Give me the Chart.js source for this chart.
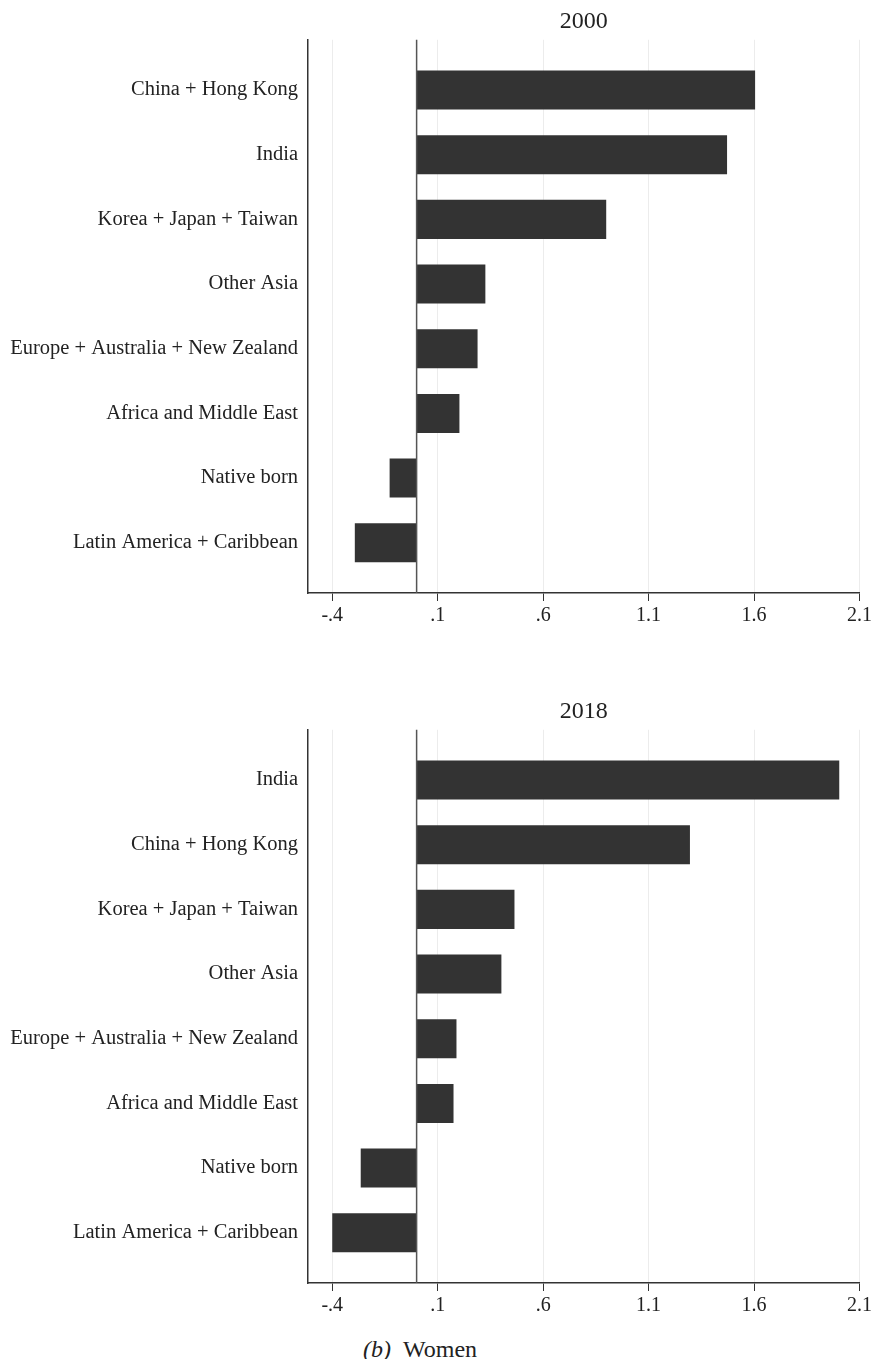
<!DOCTYPE html>
<html>
<head>
<meta charset="utf-8">
<script src="https://cdn.jsdelivr.net/npm/chart.js@4.4.0/dist/chart.umd.min.js"></script>
<style>
  body { margin: 0; background: #fff; width: 875px; height: 1359px; position: relative; overflow: hidden; }
  canvas { position: absolute; left: 0; }
  #p2000 { top: 0; }
  #p2018 { top: 690px; }
  #caption {
    position: absolute; top: 1335px; left: 363px;
    font-family: "Liberation Serif", serif; font-size: 24px; line-height: 28px;
    color: #222; white-space: nowrap;
  }
  #caption i { margin-right: 12px; }
</style>
</head>
<body>
<canvas id="p2000" width="875" height="633"></canvas>
<canvas id="p2018" width="875" height="633"></canvas>
<div id="caption"><i>(b)</i>Women</div>

<script>
// categories, top to bottom
const cats2000 = ["China + Hong Kong", "India", "Korea + Japan + Taiwan", "Other Asia",
    "Europe + Australia + New Zealand", "Africa and Middle East", "Native born", "Latin America + Caribbean"];
const vals2000 = [1.605, 1.472, 0.899, 0.326, 0.289, 0.203, -0.128, -0.293];

const cats2018 = ["India", "China + Hong Kong", "Korea + Japan + Taiwan", "Other Asia",
    "Europe + Australia + New Zealand", "Africa and Middle East", "Native born", "Latin America + Caribbean"];
const vals2018 = [2.004, 1.296, 0.464, 0.402, 0.189, 0.175, -0.265, -0.400];

const xTicks = [-0.4, 0.1, 0.6, 1.1, 1.6, 2.1];
const xTickLabels = ["-.4", ".1", ".6", "1.1", "1.6", "2.1"];

const fuente = "'Liberation Serif', serif";

// vertical line at zero
const lineaCero = {
    id: "lineaCero",
    afterDatasetsDraw(chart) {
        const { ctx, chartArea, scales } = chart;
        const x = scales.x.getPixelForValue(0);
        ctx.save();
        ctx.strokeStyle = "#555";
        ctx.lineWidth = 1.5;
        ctx.beginPath();
        ctx.moveTo(x, chartArea.top);
        ctx.lineTo(x, chartArea.bottom);
        ctx.stroke();
        ctx.restore();
    }
};

function panel(id, titulo, cats, vals) {
    new Chart(document.getElementById(id), {
        type: "bar",
        data: {
            datasets: [{
                data: cats.map((c, i) => ({ x: vals[i], y: i })),
                backgroundColor: "#333333",
                barPercentage: 0.604,
                categoryPercentage: 1
            }]
        },
        options: {
            indexAxis: "y",
            responsive: false,
            animation: false,
            layout: { padding: { right: 12 } },
            plugins: {
                legend: { display: false },
                tooltip: { enabled: false },
                title: {
                    display: true,
                    fullSize: false,
                    text: titulo,
                    color: "#222",
                    font: { family: fuente, size: 24, weight: "normal" },
                    padding: { top: 7, bottom: 4 }
                }
            },
            scales: {
                x: {
                    type: "linear",
                    min: -0.515,
                    max: 2.1,
                    afterBuildTicks: s => { s.ticks = xTicks.map(v => ({ value: v })); },
                    afterFit: s => { s.height = 40; },
                    ticks: {
                        callback: (v, i) => xTickLabels[i],
                        font: { family: fuente, size: 20 },
                        color: "#222",
                        padding: 3,
                        maxRotation: 0,
                        autoSkip: false
                    },
                    grid: { color: "#ececec", lineWidth: 1, tickColor: "#333", tickLength: 8 },
                    border: { color: "#333", width: 1.5 }
                },
                y: {
                    type: "linear",
                    reverse: true,
                    offset: false,
                    min: -0.777,
                    max: 7.777,
                    afterBuildTicks: s => { s.ticks = cats.map((c, i) => ({ value: i })); },
                    afterFit: s => { s.width = 308; },
                    ticks: {
                        callback: v => cats[v],
                        font: { family: fuente, size: 20.5 },
                        color: "#222",
                        padding: 10,
                        autoSkip: false
                    },
                    grid: { display: false, drawTicks: false, offset: false },
                    border: { color: "#333", width: 1.5 }
                }
            }
        },
        plugins: [lineaCero]
    });
}

panel("p2000", "2000", cats2000, vals2000);
panel("p2018", "2018", cats2018, vals2018);
</script>
</body>
</html>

### Aim
Your task is to restate word for word the lines from the top of the data to the line containing "0.175, -0.265, -0.400];", both ends included, with every picture left out.

### Reply to the exercise
Give me the Chart.js source for this chart.
<!DOCTYPE html>
<html>
<head>
<meta charset="utf-8">
<script src="https://cdn.jsdelivr.net/npm/chart.js@4.4.0/dist/chart.umd.min.js"></script>
<style>
  body { margin: 0; background: #fff; width: 875px; height: 1359px; position: relative; overflow: hidden; }
  canvas { position: absolute; left: 0; }
  #p2000 { top: 0; }
  #p2018 { top: 690px; }
  #caption {
    position: absolute; top: 1335px; left: 363px;
    font-family: "Liberation Serif", serif; font-size: 24px; line-height: 28px;
    color: #222; white-space: nowrap;
  }
  #caption i { margin-right: 12px; }
</style>
</head>
<body>
<canvas id="p2000" width="875" height="633"></canvas>
<canvas id="p2018" width="875" height="633"></canvas>
<div id="caption"><i>(b)</i>Women</div>

<script>
// categories, top to bottom
const cats2000 = ["China + Hong Kong", "India", "Korea + Japan + Taiwan", "Other Asia",
    "Europe + Australia + New Zealand", "Africa and Middle East", "Native born", "Latin America + Caribbean"];
const vals2000 = [1.605, 1.472, 0.899, 0.326, 0.289, 0.203, -0.128, -0.293];

const cats2018 = ["India", "China + Hong Kong", "Korea + Japan + Taiwan", "Other Asia",
    "Europe + Australia + New Zealand", "Africa and Middle East", "Native born", "Latin America + Caribbean"];
const vals2018 = [2.004, 1.296, 0.464, 0.402, 0.189, 0.175, -0.265, -0.400];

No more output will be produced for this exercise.